02. Retrieval Metrics: Hit Rate

Chapter 2 of 18 · 15 min

Hit Rate is the simplest retrieval metric. Given a query, the system returns a ranked list of documents. If at least one relevant document appears in that list, the query scores as a hit. Otherwise, it scores as a miss.

The calculation requires labeled data: for each query, someone must mark which documents are relevant. This ground truth determines what counts as success. A query asking about "refund policies" has relevant documents regardless of whether those documents use the word "refund" explicitly. Ground truth must reflect actual information need, not keyword overlap.

def hit_rate(results: list[list[str]], relevance: list[set[str]]) -> float:
    """
    Calculate hit rate across queries.
    
    Args:
        results: List of ranked doc IDs for each query
        relevance: List of sets containing relevant doc IDs for each query
    Returns:
        Fraction of queries with at least one hit
    """
    hits = 0
    for retrieved, relevant in zip(results, relevance):
        if any(doc_id in relevant for doc_id in retrieved):
            hits += 1
    return hits / len(results)


# Example usage
results = [
    ["doc_42", "doc_18", "doc_7"],   # Query 1: hit (doc_42 is relevant)
    ["doc_99", "doc_12", "doc_3"],   # Query 2: miss (no relevant docs)
    ["doc_55", "doc_55", "doc_0"],   # Query 3: hit (doc_55 is relevant)
]

relevance = [
    {"doc_42", "doc_55"},  # Relevant docs for query 1
    {"doc_77"},            # Relevant docs for query 2
    {"doc_55"},            # Relevant docs for query 3
]

print(f"Hit Rate: {hit_rate(results, relevance)}")  # 0.667

Hit Rate treats all hits equally—the first document or the fifth, it does not matter.
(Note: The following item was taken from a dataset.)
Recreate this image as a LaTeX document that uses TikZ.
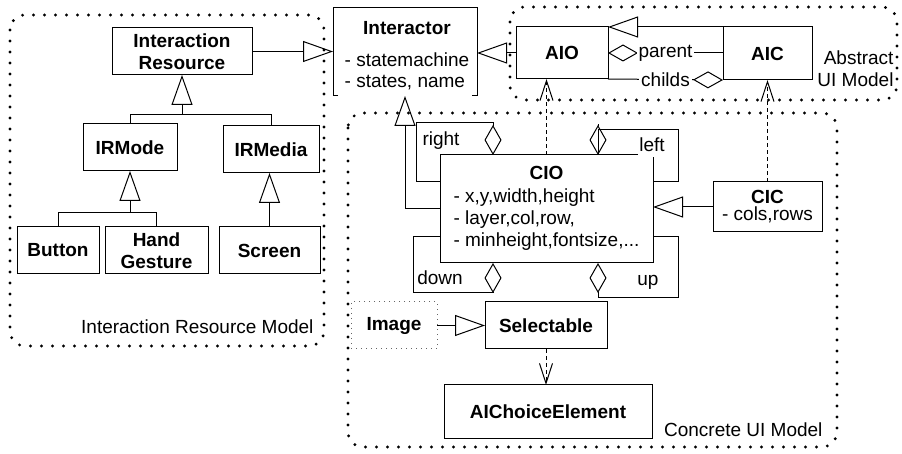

This works when any relevant document enables answering the query. For FAQ-style systems where one answer exists, hit rate captures most of what matters.

The metric fails when document order matters. A system returning the wrong document first scores identically to one returning the right document first. This limitation matters for RAG, where the first retrieved document often receives disproportionate attention in generation.

Choose Hit Rate when retrieval serves primarily as a recall mechanism and when downstream generation can tolerate or recover from imperfect ranking. Combine it with position-aware metrics when ranking quality matters.

EXERCISE

Implement a function that computes hit rate at different k values (k=1, k=3, k=10) from your retrieval system. Run it on your seed query set and observe how scores change. If k=1 and k=10 scores differ substantially, ranking matters for your use case.